Ввечеру от саратовской пассажирки, некоей весьма любезной дамы, Татьяны Павловны Соколовской, случайно узнал я, что Н. И. Костомаров уехал за границу, а мать его живет в Саратове {165}. Я просил у нее адрес Костомаровой и…[4]
31 [августа]
Едва пароход успел остановиться у Саратовской набережной, как я уже был в городе и, по указаниям обязательной m-me Соколовской, я, как по-писаному, без помощи дорогого извозчика, нашел квартиру Татьяны Петровны Костомаровой. Добрая старушка, она узнала меня по голосу, но, взглянувши на меня, усумнилась в своей догадке. Убедившись же, что это действительно я, а не кто иной, она привитала,как родного сына, радостным поцелуем и искренними слезами.
Пароход простоял в саратовской пристани до следующего утра, и я с полудня до часу пополуночи провел у Татьяны Петровны. И, боже мой, чего мы с ней ни вспомнили, о чем мы с ней ни переговорили. Она мне показывала письма {166}своего Николашки из-за границы и лепестки фиалок, присланные ей сыном в одном из писем из Стокгольма от 30 мая. Это число напомнило нам роковое 30 мая 1847 года {167}, и мы, как дети, зарыдали. В первом часу ночи я расстался с счастливейшею и благороднейшею матерью прекраснейшего сына.
1 сентября
Петр Ульянов Чекмарев
Новый месяц начался новым приятнейшим знакомством. За полчаса до поднятия якоря явился в капитанской каюте и в моем временном обиталище человек некрасивой, но привлекательно-симпатической наружности. После монотонно произнесенного: Петр Ульянов Чекмарев, он сказал с одушевлением:
— Марья Григорьевна Солонина, незнаемая вами, ваша милая землячка и поклонница, поручила мне передать вам ее сердечный сестрин поцелуй и поздравить вас с вожделенной свободой.

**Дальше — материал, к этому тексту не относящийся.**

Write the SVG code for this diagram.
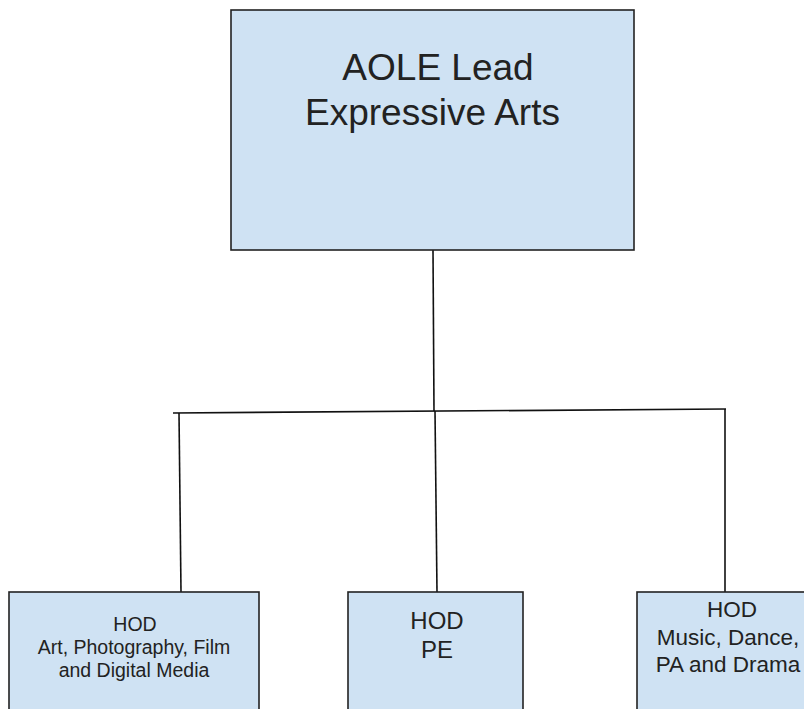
<svg xmlns="http://www.w3.org/2000/svg" width="804" height="709" viewBox="0 0 804 709">
<style>
.box{fill:#cfe2f3;stroke:#222;stroke-width:1.6}
.t{font-family:"Liberation Sans",Arial,sans-serif;fill:#222;text-anchor:middle}
.c{stroke:#111;stroke-width:1.6;fill:none}
</style>
<rect width="804" height="709" fill="#fff"/>
<g id="connectors">
<line class="c" x1="433" y1="250" x2="434" y2="411"/>
<line class="c" x1="173" y1="413" x2="726" y2="409"/>
<line class="c" x1="179" y1="413" x2="181" y2="592"/>
<line class="c" x1="435" y1="411" x2="437" y2="592"/>
<line class="c" x1="725" y1="409" x2="725" y2="592"/>
</g>
<g id="aole-lead">
<rect class="box" x="231" y="10" width="403" height="240"/>
<text class="t" font-size="37"><tspan x="438" y="80">AOLE Lead</tspan><tspan x="432.5" y="125">Expressive Arts</tspan></text>
</g>
<g id="hod-art">
<rect class="box" x="9" y="592" width="250" height="130"/>
<text class="t" font-size="19.5"><tspan x="135" y="631">HOD</tspan><tspan x="134" y="654">Art, Photography, Film</tspan><tspan x="134" y="677">and Digital Media</tspan></text>
</g>
<g id="hod-pe">
<rect class="box" x="348" y="592" width="175" height="130"/>
<text class="t" font-size="24"><tspan x="437" y="629">HOD</tspan><tspan x="437" y="658">PE</tspan></text>
</g>
<g id="hod-music">
<rect class="box" x="637" y="592" width="180" height="130"/>
<text class="t" font-size="22.5"><tspan x="732" y="617">HOD</tspan><tspan x="728" y="645">Music, Dance,</tspan><tspan x="728" y="672">PA and Drama</tspan></text>
</g>
</svg>
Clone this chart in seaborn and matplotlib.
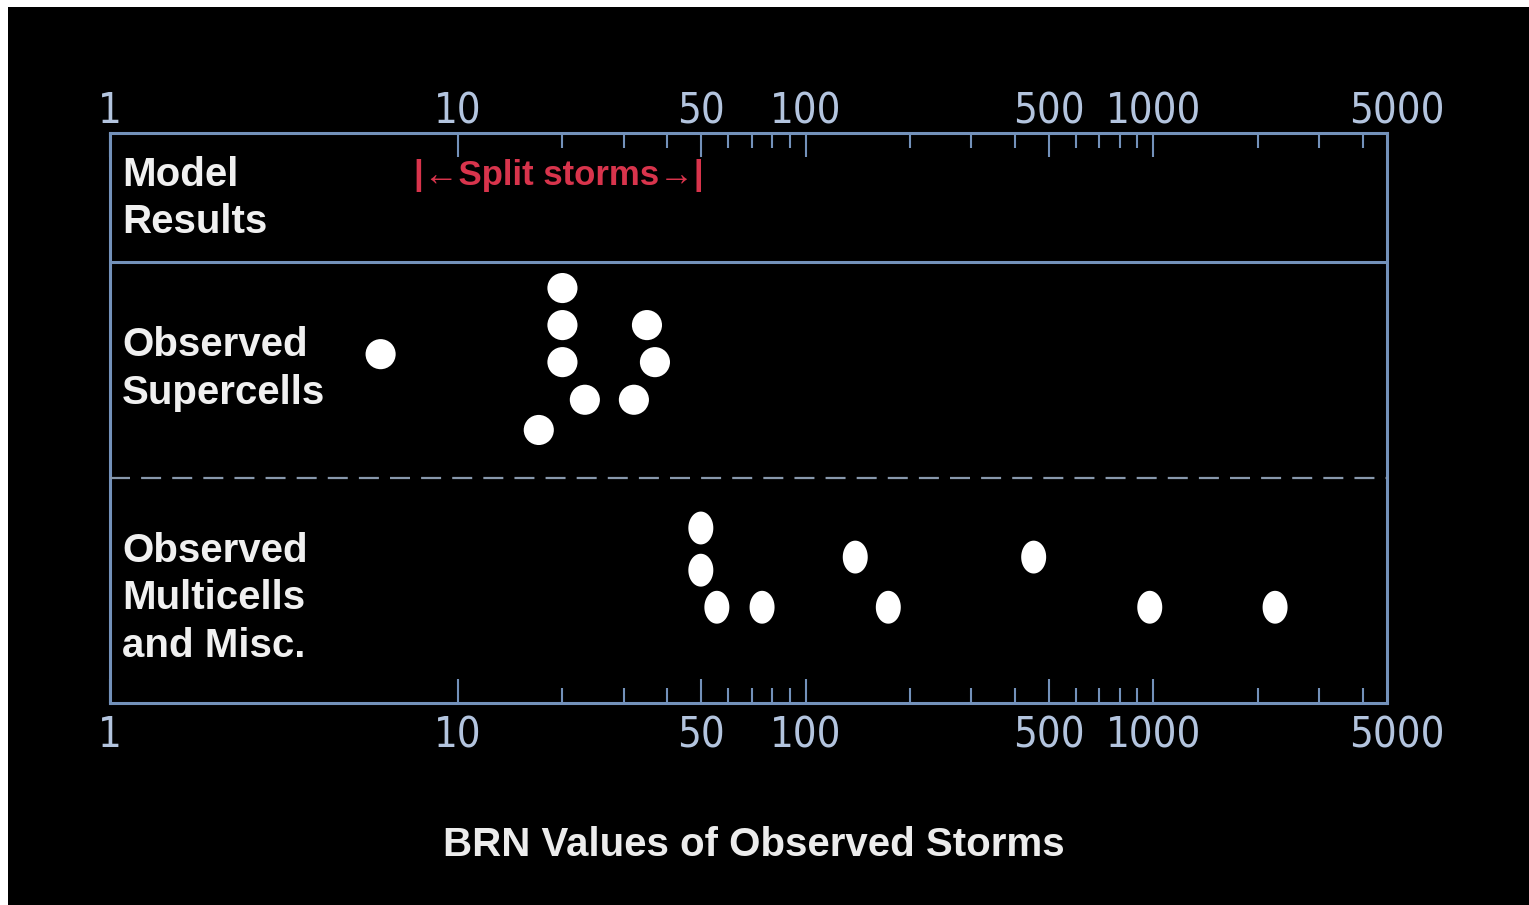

И тут же напечатлел на моей лысине два полновесных искренних поцелуя — один за землячку, а другой за себя и за саратовскую братию. Долго я не мог опомниться от этого нечаянного счастия, и, придя в себя, я вынул из моей бедной коморы какую-то песенку {168}и просил своего нового друга передать эту лепту моей милой сердечной землячке. Вскоре начали подымать якорь, и мы расстались, давши друг другу слово увидеться будущею зимой в Петербурге.
2 [сентября]
Пятнадцать лет не изменили нас,
Я прежний Сашка все, ты также все Тарас.
Александр Сапожников
Сегодня в 7 часов утра случайно собрались мы в капитанской каюте и слово за слово из обыденного разговора перешли к современной литературе и поэзии. После недолгих пересудов я предложил А. А. Сапожникову прочесть «Собачий пир» из Барбье, Бенедиктова {169}, и он мастерски его прочитал. После прочтения перевода был прочитан подлинник, и общим голосом решили, что перевод выше подлинника. Бенедиктов, певец кудрей и прочего тому подобного, не переводит, а воссоздает Барбье. Непостижимо! Неужели со смертию этого огромного нашего Тормоза {170}, как выразился Искандер {171}, поэты воскресли, обновились? Другой причины я не знаю. По поводу «Собачьего пира» наш добрый, милый капитан, Владимир Васильевич Кишкин, достал из своей заветной портфели {172}его же, Бенедиктова, «Вход воспрещается» и с чувством поклонника родной обновленной поэзии прочитал нам, внимательным слушателям. Потом прочитал его же «На новый 1857 год». Я дивился и ушам не верил. Много еще кое-чего упруго-свежего, живого было прочитано нашим милым капитаном. Но я все свое внимание и удивление сосредоточил на Бенедиктове, а прочее едва слушал.